## Given exercise
Restate each of the lines below word for word and drop every picture.
———
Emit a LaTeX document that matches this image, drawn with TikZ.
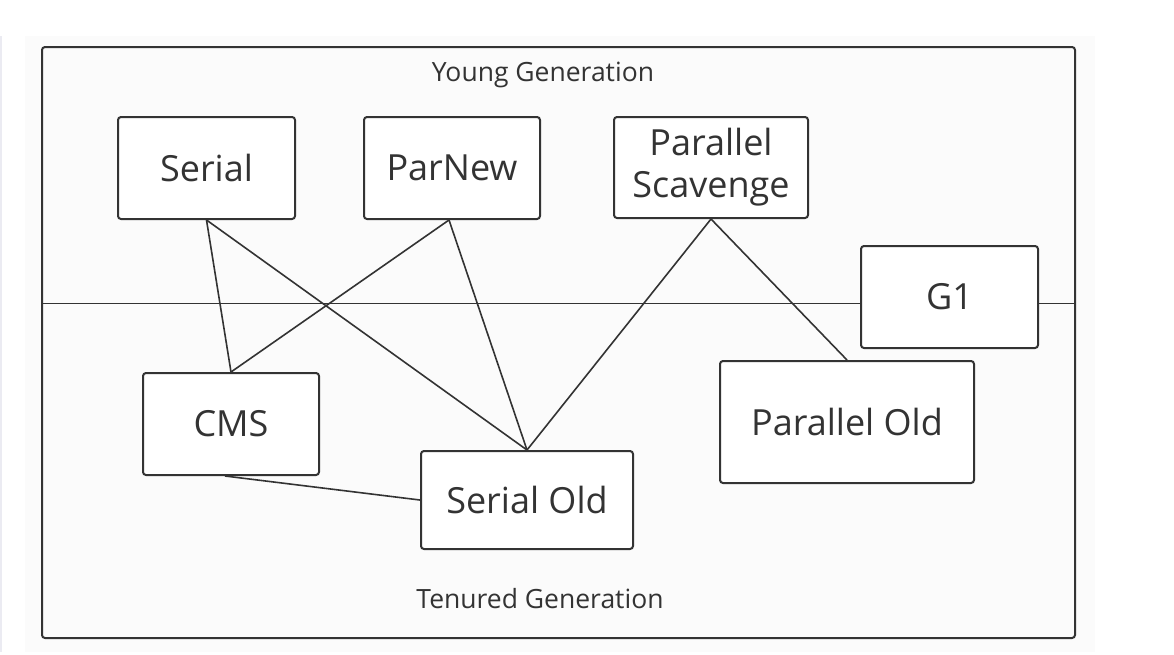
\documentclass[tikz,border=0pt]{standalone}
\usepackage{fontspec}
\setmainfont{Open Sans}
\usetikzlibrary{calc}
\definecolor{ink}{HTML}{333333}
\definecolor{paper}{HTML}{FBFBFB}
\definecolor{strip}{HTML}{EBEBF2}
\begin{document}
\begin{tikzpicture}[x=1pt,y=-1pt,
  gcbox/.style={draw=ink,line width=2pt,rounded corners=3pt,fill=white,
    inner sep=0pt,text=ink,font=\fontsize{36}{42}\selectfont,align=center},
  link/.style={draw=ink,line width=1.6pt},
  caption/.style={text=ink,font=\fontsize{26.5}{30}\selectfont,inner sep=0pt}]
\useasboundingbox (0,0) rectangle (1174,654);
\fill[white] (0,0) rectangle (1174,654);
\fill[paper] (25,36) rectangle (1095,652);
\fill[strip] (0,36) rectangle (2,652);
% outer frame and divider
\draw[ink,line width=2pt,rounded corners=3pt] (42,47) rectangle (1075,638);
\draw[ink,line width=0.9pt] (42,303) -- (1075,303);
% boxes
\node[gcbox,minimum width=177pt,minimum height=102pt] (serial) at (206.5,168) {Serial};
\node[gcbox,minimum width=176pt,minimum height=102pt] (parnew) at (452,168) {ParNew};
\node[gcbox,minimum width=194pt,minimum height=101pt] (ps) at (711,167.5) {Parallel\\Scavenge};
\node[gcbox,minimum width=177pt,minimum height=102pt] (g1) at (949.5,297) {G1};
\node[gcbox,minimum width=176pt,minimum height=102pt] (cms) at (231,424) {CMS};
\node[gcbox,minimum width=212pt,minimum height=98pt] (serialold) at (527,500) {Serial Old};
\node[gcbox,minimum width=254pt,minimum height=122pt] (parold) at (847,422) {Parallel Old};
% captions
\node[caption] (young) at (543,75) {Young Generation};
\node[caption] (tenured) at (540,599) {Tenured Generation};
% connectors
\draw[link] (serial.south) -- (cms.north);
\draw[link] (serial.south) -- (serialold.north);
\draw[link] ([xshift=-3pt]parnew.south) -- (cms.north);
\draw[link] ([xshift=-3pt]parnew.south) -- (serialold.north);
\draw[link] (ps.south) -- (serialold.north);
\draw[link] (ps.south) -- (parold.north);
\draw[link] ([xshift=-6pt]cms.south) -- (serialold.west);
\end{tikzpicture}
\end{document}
———
## Problem solution
Emit a LaTeX document that matches this image, drawn with TikZ.
\documentclass[tikz,border=0pt]{standalone}
\usepackage{fontspec}
\setmainfont{Open Sans}
\usetikzlibrary{calc}
\definecolor{ink}{HTML}{333333}
\definecolor{paper}{HTML}{FBFBFB}
\definecolor{strip}{HTML}{EBEBF2}
\begin{document}
\begin{tikzpicture}[x=1pt,y=-1pt,
  gcbox/.style={draw=ink,line width=2pt,rounded corners=3pt,fill=white,
    inner sep=0pt,text=ink,font=\fontsize{36}{42}\selectfont,align=center},
  link/.style={draw=ink,line width=1.6pt},
  caption/.style={text=ink,font=\fontsize{26.5}{30}\selectfont,inner sep=0pt}]
\useasboundingbox (0,0) rectangle (1174,654);
\fill[white] (0,0) rectangle (1174,654);
\fill[paper] (25,36) rectangle (1095,652);
\fill[strip] (0,36) rectangle (2,652);
% outer frame and divider
\draw[ink,line width=2pt,rounded corners=3pt] (42,47) rectangle (1075,638);
\draw[ink,line width=0.9pt] (42,303) -- (1075,303);
% boxes
\node[gcbox,minimum width=177pt,minimum height=102pt] (serial) at (206.5,168) {Serial};
\node[gcbox,minimum width=176pt,minimum height=102pt] (parnew) at (452,168) {ParNew};
\node[gcbox,minimum width=194pt,minimum height=101pt] (ps) at (711,167.5) {Parallel\\Scavenge};
\node[gcbox,minimum width=177pt,minimum height=102pt] (g1) at (949.5,297) {G1};
\node[gcbox,minimum width=176pt,minimum height=102pt] (cms) at (231,424) {CMS};
\node[gcbox,minimum width=212pt,minimum height=98pt] (serialold) at (527,500) {Serial Old};
\node[gcbox,minimum width=254pt,minimum height=122pt] (parold) at (847,422) {Parallel Old};
% captions
\node[caption] (young) at (543,75) {Young Generation};
\node[caption] (tenured) at (540,599) {Tenured Generation};
% connectors
\draw[link] (serial.south) -- (cms.north);
\draw[link] (serial.south) -- (serialold.north);
\draw[link] ([xshift=-3pt]parnew.south) -- (cms.north);
\draw[link] ([xshift=-3pt]parnew.south) -- (serialold.north);
\draw[link] (ps.south) -- (serialold.north);
\draw[link] (ps.south) -- (parold.north);
\draw[link] ([xshift=-6pt]cms.south) -- (serialold.west);
\end{tikzpicture}
\end{document}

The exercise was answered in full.